The Ministry of Economy was first established in the aftermath of the Revolutions of 1848 in the Austrian Empire as the Ministry for Commerce and Public Works (Ministerium für Handel und öffentliche Arbeiten). Over the course of the next several decades, its list of responsibilities gradually grew longer; its name changed several time to reflect the new reality. In 1918, following the collapse of the Austrian Empire in the final days of World War I, the ministry was briefly divided into a commerce department (Staatsamt für Gewerbe, Industrie und Handel) and a reconstruction department (Staatsamt für Kriegs- und Übergangswirtschaft). The two halves were reunited within the year. The Ministry went back to gradually acquiring new areas of responsibility and occasionally changing its name.

In 1967, the Ministry was split into a Ministry of Commerce and Industry (Ministerium für Handel, Gewerbe und Industrie) and a Ministry of Civil Engineering (Ministerium für Bauten und Technik); the latter assumed responsibility for managing public real estate and structures, roadworks, waterways, hydraulic engineering, water supply, sewerage, the promotion of housing construction, and engineering standardization, among other things. The split was undone in 1987.

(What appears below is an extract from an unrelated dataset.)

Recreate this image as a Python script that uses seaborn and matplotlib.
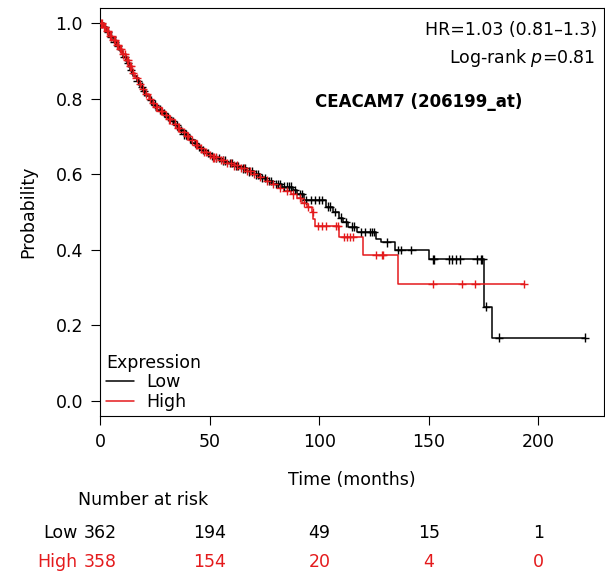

In 2000, the Schüssel cabinet merged the Ministry of Economy with the Ministry of Labor. Road construction and maintenance and a number of minor matters were assigned to the Ministry of Traffic; waterways and hydraulic engineering went to the Ministry of Agriculture. The Ministry of Environment took over family affairs, becoming the Ministry of Social Affairs in the process. The merger was undone in 2008. The Ministry's current name and portfolio dates to 2018.

== Responsibilities ==
The Federal Ministry for Digital and Economic Affairs is responsible for:

- Trade and industry matters.
- Economic and structural policy matters in areas that fall within the competence of the Federal Ministry.
- Organization of the internal market.
- Matters of professional representation of the self-employed in the field of commerce, trade and industry.
- Matters of the Austrian representation at the World Trade Organization.
- Affairs of national economic defense, including the coordination of national economic defense.
- Administration of all federal buildings and real estate, including real estate used by federal institutions, insofar as they do not fall within the scope of another federal ministry.

== Structure ==

As of May 2018, the ministry consists of the Minister and his personal staff (Kabinett), the office of the director general, and nine departments:
- Information management (Abteilung Informationsmanagement)
- Public relations (Abteilung Presse, Öffentlichkeitsarbeit und Filmwirtschaft)
- Budget and administration (Bereich Budget und Administration)
- Human resources and legal (Bereich Personal und Recht)
- Economic policy, innovation, and technology (Center 1 – Wirtschaftspolitik, Innovation und Technologie)
- External economic relations policy and European integration (Center 2 - Außenwirtschaftspolitik und Europäische Integration)
- Enterprise policy (Sektion I Unternehmenspolitik)
- Historical buildings (Sektion II Historische Objekte)
- Digitalization, innovation, and electronic government (Sektion III Digitalisierung, Innovation und E-Government)

The Minister and his staff are political appointees; the general secretary and the section heads are career civil servants.